Yes, but this children can’t use wrong their free will, they can’t choose hell. Why God don’t take to him a man as child, If he know that this man will die in a mortal sin state.
You ask two quite distinct questions here: whether children have free will, and why God doesn’t kill people rather than allow them to fall into unrepentant mortal sin. Both are good questions, but they have very different answers.
First, with respect to babies, I would assert that they
do have free will.

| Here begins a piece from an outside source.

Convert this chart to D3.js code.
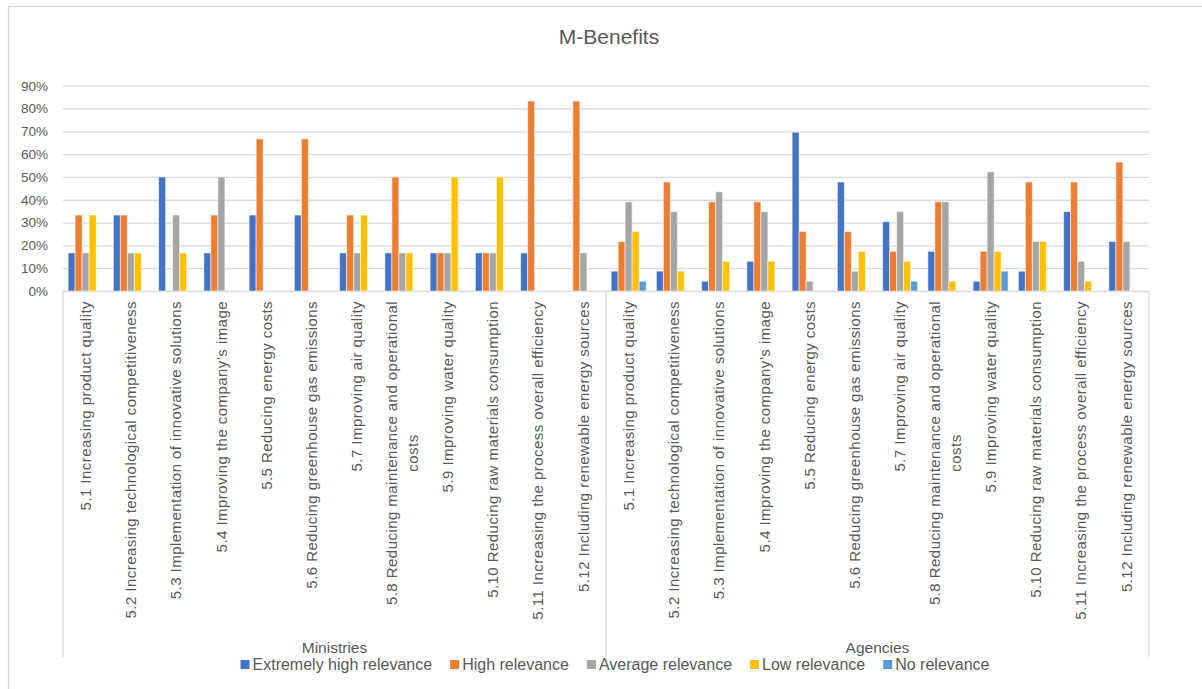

However, the Church would assert that, given their age and the fact that they haven’t yet reached the “age of reason”, it’s difficult to see how they might perform a free act of choosing grace (in much the same way that an adult who chooses baptism does). (For more discussion on this point, see
The Hope of Salvation for Infants Who Die Without Being Baptized, by the International Theological Commission.)
So, I would say that, although infants are incapable of a
free act, they nevertheless (as fully human persons) have
free will, with which we would presume that, since they aren’t wounded with personal sin, they would make the free act of reaching out for God’s grace, if they were able.

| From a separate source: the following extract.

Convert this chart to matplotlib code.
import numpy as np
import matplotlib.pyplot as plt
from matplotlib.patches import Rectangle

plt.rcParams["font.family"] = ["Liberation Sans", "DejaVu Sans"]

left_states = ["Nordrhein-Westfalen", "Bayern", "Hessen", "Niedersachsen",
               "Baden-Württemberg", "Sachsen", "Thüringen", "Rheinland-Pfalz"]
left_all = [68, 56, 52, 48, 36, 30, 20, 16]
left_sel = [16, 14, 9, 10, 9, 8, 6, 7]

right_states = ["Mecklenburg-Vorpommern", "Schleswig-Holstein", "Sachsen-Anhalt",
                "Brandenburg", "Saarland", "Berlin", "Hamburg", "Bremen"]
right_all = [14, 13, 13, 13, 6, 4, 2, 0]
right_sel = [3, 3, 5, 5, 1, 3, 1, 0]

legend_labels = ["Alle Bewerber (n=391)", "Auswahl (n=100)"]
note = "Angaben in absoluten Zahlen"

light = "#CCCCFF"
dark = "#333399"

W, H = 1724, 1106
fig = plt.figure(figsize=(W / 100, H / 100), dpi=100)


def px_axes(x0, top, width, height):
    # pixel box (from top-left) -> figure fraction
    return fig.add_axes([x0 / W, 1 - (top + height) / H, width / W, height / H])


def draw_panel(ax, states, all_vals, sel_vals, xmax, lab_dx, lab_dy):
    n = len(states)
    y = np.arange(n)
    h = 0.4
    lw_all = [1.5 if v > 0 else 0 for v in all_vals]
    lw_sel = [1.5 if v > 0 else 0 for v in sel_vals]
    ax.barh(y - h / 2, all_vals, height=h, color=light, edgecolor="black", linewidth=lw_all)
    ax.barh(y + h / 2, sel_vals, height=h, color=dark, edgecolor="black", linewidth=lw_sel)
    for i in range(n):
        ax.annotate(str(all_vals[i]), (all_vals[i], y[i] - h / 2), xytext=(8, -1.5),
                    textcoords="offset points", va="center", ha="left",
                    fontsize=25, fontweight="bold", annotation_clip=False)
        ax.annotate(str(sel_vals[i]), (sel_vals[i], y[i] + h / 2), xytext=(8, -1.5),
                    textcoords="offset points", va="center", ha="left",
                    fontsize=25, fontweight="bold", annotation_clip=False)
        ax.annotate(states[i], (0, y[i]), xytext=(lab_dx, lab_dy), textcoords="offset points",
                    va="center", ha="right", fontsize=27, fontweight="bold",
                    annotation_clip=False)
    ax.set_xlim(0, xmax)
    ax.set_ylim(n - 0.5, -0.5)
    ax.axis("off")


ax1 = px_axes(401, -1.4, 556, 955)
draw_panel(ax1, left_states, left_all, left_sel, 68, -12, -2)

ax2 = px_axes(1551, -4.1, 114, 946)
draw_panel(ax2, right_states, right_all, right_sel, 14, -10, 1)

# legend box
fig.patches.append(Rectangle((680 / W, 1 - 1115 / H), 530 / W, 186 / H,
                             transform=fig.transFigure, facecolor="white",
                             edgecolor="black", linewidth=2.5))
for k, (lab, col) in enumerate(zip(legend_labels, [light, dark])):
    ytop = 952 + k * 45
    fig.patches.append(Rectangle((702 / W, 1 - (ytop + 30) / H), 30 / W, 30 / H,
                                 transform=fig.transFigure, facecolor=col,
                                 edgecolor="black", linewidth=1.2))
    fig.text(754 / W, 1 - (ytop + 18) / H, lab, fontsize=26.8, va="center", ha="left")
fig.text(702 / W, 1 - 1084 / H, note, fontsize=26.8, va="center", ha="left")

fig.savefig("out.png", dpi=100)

Your second question goes down a much different path: why doesn’t God just kill as infants those whom He knows would otherwise choose to reject Him? This question is one of God’s justice: it would be wholly reprehensible for God to kill a person to whom He’s given life, simply so that they would be incapable of making a moral choice. In that scenario, there really
isn’t anything that’s discernible as ‘free will’ anymore – there are lots of dead babies, and some living saints. That would completely run counter to God’s plan in salvation history – namely, that humans are given the choice to decide whether to love God or not, and then reap the consequences of that decision.